Aim of the task: Report the number of lines in these entries that contain "Emit". Write only the number.

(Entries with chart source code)
[Start]

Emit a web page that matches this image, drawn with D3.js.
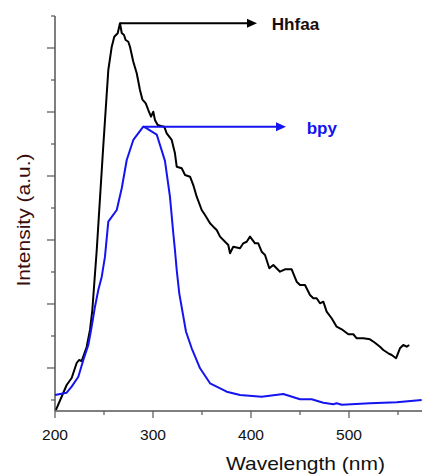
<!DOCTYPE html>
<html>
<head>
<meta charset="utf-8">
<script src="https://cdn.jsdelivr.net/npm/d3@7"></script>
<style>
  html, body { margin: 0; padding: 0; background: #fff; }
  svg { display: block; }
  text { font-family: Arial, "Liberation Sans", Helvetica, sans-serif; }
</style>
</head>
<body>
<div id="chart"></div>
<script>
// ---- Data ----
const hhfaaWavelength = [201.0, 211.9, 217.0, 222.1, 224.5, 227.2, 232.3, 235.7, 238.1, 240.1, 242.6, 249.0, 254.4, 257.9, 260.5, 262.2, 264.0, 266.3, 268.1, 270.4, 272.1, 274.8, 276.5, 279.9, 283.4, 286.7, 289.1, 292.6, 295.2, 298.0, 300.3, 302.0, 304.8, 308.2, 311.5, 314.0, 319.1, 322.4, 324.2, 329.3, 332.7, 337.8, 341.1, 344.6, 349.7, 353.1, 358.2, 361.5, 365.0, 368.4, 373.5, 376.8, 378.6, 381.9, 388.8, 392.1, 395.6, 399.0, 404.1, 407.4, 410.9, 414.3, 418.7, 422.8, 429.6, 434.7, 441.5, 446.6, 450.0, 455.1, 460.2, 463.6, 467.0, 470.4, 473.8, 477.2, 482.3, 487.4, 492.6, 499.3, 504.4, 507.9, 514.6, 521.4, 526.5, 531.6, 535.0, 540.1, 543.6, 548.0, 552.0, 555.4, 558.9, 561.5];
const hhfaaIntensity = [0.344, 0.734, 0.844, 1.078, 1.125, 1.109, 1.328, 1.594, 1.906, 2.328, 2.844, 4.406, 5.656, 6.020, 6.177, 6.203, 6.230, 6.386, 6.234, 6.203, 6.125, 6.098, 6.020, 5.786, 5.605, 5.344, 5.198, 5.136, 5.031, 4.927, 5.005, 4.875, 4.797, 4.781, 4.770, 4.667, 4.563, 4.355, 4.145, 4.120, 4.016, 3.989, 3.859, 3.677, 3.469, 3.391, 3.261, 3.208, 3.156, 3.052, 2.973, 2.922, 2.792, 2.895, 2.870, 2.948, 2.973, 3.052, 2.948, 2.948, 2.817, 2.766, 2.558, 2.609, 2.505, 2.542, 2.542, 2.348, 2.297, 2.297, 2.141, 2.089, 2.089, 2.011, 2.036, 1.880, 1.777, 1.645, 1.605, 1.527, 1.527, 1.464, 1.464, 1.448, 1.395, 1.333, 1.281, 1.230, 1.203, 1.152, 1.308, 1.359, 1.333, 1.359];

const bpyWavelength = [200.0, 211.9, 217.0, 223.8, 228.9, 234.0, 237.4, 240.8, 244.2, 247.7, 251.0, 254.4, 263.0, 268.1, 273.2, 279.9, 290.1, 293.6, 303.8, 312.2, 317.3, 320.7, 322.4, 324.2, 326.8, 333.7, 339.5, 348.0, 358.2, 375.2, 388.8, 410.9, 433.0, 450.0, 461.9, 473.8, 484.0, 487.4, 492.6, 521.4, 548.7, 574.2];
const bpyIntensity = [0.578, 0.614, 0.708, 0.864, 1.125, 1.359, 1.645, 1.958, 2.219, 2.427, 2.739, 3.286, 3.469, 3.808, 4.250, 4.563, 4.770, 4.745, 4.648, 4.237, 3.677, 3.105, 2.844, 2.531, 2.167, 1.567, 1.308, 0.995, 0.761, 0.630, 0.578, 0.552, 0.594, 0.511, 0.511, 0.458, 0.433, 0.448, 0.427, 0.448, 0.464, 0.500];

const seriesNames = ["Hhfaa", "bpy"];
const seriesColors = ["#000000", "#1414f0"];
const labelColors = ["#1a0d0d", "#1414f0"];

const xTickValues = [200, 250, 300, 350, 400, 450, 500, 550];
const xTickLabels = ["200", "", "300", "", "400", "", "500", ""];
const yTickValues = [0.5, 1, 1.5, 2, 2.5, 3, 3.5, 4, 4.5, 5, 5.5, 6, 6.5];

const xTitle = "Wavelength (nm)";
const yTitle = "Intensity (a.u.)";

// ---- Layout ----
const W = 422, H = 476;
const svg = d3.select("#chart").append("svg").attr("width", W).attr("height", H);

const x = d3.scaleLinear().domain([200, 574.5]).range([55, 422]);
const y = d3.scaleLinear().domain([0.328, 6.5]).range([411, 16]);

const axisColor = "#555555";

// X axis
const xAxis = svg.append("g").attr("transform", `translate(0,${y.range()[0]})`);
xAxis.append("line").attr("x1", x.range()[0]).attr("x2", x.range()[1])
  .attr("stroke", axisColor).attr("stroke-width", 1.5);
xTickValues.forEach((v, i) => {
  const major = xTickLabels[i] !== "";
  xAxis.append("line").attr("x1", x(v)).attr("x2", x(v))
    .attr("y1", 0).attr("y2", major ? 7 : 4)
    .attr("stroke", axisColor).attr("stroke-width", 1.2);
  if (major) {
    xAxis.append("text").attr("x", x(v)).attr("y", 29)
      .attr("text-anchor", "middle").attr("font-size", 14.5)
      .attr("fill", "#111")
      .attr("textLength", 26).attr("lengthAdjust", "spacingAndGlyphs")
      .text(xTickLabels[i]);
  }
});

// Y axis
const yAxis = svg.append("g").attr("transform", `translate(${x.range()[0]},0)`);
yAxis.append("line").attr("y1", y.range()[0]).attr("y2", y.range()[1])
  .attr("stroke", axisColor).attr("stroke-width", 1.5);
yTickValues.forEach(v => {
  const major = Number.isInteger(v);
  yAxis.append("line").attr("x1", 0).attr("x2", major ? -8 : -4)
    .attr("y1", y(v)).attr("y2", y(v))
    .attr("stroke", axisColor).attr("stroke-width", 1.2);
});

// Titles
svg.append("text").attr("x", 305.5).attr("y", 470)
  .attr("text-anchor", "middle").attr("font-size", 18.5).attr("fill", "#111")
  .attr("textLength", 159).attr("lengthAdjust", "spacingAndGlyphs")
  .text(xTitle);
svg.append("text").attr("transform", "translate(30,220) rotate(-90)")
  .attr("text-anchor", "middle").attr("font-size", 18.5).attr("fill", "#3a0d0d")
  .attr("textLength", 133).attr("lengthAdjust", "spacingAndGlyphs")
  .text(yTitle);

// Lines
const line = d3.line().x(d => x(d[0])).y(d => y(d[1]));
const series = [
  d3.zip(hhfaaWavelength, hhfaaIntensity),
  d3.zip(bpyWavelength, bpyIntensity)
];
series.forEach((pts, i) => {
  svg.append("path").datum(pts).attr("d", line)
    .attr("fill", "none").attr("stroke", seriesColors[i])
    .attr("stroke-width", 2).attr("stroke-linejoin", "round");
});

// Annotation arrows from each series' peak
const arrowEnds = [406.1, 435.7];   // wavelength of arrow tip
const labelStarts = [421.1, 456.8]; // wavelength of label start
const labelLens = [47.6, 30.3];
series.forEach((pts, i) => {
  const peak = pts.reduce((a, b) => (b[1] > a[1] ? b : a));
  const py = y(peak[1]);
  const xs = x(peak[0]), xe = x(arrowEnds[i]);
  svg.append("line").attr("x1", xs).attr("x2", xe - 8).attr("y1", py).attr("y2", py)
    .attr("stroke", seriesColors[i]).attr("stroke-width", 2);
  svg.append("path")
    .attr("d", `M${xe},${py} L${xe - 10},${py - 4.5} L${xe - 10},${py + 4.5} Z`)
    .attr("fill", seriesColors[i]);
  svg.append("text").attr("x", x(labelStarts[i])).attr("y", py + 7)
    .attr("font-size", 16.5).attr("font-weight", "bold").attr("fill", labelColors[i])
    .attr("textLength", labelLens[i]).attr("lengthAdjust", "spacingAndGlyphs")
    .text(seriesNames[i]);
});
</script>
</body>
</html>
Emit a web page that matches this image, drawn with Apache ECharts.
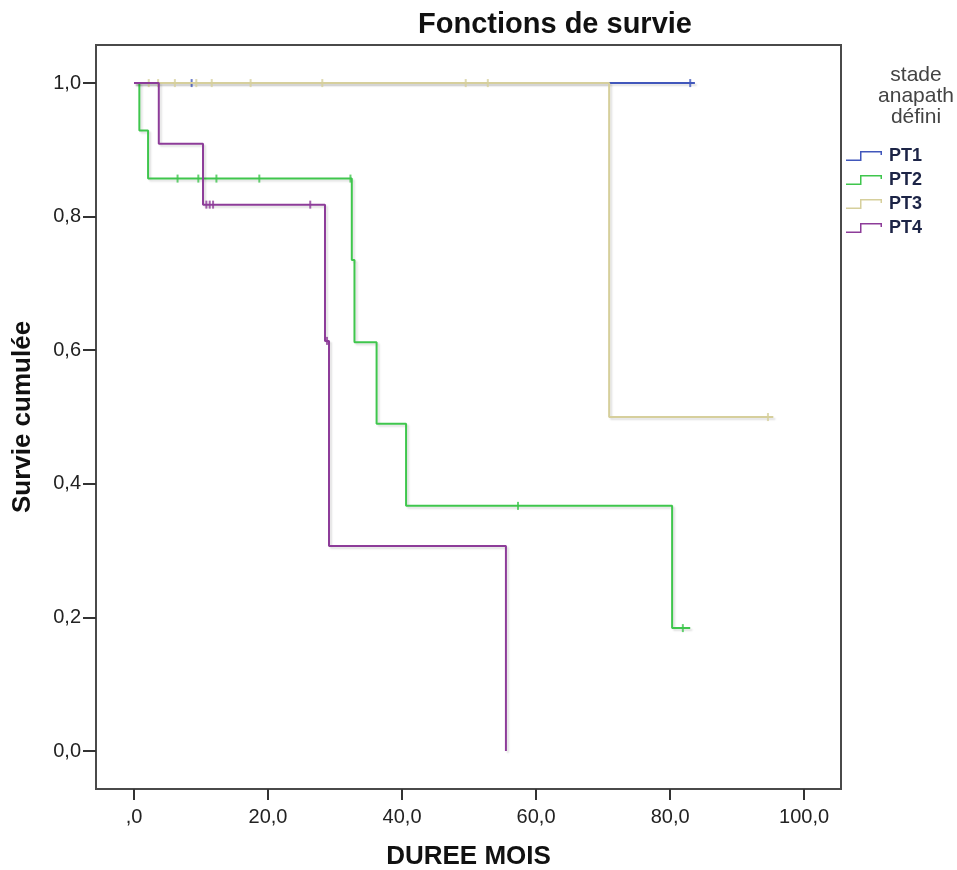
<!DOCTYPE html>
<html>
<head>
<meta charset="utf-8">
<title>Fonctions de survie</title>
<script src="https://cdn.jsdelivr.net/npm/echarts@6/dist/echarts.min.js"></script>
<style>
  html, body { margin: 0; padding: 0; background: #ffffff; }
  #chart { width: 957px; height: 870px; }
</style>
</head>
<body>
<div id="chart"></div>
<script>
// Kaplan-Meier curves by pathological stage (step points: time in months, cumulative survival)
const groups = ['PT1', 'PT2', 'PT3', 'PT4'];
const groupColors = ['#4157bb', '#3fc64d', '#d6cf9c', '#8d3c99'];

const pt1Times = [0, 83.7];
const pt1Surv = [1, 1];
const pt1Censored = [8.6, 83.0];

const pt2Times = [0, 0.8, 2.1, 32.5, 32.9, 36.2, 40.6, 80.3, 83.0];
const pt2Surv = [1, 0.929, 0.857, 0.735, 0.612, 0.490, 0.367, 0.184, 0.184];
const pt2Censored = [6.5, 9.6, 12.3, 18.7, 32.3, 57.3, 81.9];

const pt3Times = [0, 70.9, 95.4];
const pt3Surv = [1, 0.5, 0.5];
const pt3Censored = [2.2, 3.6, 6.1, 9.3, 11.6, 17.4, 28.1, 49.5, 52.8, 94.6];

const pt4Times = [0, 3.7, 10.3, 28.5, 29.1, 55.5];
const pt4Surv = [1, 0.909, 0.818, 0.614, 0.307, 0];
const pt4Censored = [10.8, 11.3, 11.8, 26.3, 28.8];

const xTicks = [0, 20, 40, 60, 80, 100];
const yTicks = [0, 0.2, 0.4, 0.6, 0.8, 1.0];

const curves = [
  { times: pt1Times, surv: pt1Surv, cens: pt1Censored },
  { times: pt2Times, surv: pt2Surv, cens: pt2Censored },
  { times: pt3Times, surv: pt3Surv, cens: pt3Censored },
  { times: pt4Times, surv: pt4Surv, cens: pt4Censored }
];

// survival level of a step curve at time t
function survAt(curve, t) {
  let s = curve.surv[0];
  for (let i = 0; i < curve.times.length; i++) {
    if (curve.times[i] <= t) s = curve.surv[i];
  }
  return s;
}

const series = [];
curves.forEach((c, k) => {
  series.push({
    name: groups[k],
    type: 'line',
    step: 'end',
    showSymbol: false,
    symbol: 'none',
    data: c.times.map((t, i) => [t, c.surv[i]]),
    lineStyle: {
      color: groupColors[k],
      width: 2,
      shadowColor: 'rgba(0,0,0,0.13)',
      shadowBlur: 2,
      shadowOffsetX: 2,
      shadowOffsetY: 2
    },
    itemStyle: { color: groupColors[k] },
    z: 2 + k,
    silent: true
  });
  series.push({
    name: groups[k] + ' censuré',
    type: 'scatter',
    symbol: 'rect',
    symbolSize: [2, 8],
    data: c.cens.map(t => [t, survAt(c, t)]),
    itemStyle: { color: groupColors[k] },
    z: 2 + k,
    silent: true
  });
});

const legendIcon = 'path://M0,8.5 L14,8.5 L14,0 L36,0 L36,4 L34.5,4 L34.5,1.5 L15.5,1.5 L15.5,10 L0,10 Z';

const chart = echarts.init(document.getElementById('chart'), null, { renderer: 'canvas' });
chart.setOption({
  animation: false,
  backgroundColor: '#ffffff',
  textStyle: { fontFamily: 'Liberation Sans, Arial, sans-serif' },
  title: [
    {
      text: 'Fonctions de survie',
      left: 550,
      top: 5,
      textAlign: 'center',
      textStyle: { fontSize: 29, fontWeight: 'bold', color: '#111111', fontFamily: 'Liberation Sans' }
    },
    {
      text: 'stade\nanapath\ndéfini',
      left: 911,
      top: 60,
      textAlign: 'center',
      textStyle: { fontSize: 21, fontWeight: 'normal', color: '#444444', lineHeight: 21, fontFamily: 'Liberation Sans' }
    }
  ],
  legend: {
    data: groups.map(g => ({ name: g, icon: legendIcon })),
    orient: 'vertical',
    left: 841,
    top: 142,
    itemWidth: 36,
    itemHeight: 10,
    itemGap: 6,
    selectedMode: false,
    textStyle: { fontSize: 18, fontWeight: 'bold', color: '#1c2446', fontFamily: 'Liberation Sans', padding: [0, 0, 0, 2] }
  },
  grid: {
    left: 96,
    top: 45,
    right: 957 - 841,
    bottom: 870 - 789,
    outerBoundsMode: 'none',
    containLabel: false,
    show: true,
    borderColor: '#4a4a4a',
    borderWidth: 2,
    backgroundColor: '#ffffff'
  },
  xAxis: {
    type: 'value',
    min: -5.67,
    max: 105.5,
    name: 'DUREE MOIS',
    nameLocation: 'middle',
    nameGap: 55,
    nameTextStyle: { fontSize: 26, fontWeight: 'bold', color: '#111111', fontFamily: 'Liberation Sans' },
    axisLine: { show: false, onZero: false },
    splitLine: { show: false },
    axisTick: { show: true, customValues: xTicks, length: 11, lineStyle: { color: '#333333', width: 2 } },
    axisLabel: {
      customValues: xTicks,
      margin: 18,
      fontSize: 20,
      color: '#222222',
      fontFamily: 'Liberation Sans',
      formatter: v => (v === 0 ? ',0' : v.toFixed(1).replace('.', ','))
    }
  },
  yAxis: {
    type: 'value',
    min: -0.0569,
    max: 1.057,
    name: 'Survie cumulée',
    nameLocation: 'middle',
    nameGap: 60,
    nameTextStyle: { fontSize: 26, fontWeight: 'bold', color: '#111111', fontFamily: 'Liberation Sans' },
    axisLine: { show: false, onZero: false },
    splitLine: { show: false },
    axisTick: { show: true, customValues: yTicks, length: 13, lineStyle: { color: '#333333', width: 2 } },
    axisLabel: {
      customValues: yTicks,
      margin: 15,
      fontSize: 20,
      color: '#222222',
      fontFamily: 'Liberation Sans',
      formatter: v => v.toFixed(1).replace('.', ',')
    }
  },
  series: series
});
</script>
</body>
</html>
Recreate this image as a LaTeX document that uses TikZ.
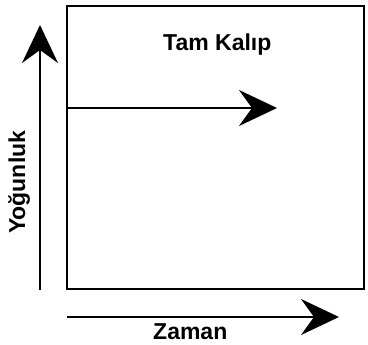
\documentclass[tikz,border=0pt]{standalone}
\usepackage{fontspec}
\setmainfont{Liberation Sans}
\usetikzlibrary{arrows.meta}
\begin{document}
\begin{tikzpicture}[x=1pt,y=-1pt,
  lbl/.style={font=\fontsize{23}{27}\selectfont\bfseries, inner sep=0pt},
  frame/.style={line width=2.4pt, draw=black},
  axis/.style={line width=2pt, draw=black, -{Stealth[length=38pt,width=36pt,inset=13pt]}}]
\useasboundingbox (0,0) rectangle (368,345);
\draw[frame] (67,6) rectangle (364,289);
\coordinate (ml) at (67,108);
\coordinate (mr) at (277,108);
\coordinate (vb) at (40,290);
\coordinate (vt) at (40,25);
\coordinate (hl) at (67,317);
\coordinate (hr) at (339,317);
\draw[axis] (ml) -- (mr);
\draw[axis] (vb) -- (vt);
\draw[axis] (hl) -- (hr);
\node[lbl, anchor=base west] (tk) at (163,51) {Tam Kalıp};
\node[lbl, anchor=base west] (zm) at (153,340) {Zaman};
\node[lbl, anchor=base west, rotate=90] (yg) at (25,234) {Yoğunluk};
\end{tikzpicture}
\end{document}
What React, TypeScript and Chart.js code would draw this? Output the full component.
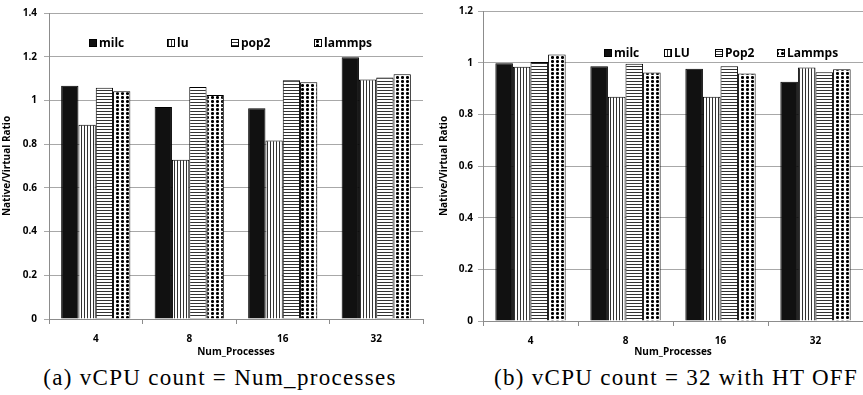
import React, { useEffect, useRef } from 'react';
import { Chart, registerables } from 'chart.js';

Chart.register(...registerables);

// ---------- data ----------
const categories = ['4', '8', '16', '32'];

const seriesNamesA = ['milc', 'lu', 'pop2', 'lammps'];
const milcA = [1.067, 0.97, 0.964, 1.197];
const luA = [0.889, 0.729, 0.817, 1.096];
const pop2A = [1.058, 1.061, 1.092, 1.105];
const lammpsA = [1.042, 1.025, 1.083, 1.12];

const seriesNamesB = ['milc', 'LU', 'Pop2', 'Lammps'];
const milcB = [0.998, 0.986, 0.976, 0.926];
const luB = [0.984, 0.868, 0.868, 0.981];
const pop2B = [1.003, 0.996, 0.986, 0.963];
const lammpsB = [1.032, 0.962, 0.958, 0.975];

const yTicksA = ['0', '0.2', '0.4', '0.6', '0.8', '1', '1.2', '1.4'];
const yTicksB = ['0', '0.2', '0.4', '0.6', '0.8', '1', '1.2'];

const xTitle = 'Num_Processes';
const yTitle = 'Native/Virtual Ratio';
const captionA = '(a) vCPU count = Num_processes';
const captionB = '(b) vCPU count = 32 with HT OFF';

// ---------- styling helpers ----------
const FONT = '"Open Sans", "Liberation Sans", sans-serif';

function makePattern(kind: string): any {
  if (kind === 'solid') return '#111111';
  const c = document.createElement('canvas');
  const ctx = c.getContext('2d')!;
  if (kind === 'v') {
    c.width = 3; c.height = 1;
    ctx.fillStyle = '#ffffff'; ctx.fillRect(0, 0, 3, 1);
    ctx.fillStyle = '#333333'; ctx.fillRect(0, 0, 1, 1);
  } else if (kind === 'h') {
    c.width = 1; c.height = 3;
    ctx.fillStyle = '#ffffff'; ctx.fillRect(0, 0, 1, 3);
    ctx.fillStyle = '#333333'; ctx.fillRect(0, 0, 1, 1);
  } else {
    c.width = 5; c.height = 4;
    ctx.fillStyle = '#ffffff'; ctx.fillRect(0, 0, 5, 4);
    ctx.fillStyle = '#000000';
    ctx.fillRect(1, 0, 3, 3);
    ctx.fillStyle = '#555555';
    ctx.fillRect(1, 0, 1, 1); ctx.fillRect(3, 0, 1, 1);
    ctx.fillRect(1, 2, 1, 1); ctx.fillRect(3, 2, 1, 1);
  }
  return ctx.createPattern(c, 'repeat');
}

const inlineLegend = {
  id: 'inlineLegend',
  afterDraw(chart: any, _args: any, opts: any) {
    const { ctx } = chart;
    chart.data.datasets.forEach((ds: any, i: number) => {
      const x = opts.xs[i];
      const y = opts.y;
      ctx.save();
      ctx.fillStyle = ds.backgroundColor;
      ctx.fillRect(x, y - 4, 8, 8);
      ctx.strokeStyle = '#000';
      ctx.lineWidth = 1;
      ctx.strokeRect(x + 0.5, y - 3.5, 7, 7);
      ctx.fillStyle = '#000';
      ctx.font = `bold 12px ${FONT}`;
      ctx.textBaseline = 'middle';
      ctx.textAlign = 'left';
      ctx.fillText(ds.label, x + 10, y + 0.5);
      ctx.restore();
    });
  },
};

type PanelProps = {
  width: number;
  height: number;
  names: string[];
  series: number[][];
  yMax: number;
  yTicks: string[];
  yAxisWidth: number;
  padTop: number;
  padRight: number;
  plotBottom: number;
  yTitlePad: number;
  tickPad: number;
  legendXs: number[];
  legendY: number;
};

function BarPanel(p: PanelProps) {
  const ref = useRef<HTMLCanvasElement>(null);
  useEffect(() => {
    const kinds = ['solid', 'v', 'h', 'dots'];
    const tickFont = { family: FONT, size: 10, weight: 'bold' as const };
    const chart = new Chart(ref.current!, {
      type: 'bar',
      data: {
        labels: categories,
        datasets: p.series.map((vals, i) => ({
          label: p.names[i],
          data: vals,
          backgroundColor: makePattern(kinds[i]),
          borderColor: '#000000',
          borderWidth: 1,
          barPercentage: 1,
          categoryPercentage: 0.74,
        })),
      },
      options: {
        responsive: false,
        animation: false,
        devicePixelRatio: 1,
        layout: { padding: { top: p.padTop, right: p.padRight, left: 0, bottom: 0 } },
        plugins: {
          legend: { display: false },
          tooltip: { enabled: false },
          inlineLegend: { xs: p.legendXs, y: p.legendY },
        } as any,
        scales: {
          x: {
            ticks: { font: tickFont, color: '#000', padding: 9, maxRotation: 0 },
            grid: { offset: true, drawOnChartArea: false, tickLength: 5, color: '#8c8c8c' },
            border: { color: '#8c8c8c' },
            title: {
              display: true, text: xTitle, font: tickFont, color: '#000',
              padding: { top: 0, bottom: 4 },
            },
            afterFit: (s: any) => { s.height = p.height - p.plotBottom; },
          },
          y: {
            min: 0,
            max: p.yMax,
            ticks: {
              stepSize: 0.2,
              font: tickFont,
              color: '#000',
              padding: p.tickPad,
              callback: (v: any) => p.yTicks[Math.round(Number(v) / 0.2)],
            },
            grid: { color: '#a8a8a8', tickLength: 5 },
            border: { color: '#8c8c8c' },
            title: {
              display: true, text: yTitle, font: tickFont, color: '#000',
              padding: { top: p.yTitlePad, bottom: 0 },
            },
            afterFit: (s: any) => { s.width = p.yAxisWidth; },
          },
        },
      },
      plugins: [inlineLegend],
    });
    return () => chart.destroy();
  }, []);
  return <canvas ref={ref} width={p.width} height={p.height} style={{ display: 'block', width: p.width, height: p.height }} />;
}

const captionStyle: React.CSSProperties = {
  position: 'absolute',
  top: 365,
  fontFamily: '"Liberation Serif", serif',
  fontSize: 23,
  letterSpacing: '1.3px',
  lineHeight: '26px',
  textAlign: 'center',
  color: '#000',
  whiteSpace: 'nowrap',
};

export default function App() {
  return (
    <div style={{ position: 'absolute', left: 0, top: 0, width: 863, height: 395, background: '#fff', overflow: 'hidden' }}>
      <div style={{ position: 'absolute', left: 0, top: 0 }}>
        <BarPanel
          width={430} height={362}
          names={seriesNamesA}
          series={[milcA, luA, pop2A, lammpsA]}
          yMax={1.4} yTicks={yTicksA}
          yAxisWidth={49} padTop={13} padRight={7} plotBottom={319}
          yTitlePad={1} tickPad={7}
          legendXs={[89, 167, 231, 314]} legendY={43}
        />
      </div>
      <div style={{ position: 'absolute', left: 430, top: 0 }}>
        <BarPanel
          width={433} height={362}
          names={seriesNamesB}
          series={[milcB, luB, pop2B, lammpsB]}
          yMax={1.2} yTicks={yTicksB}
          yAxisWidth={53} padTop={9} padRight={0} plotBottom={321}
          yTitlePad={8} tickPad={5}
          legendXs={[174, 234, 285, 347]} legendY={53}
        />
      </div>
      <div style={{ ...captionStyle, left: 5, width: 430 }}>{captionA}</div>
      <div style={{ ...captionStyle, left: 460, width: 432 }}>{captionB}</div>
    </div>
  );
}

[End]

Solution for this problem: 2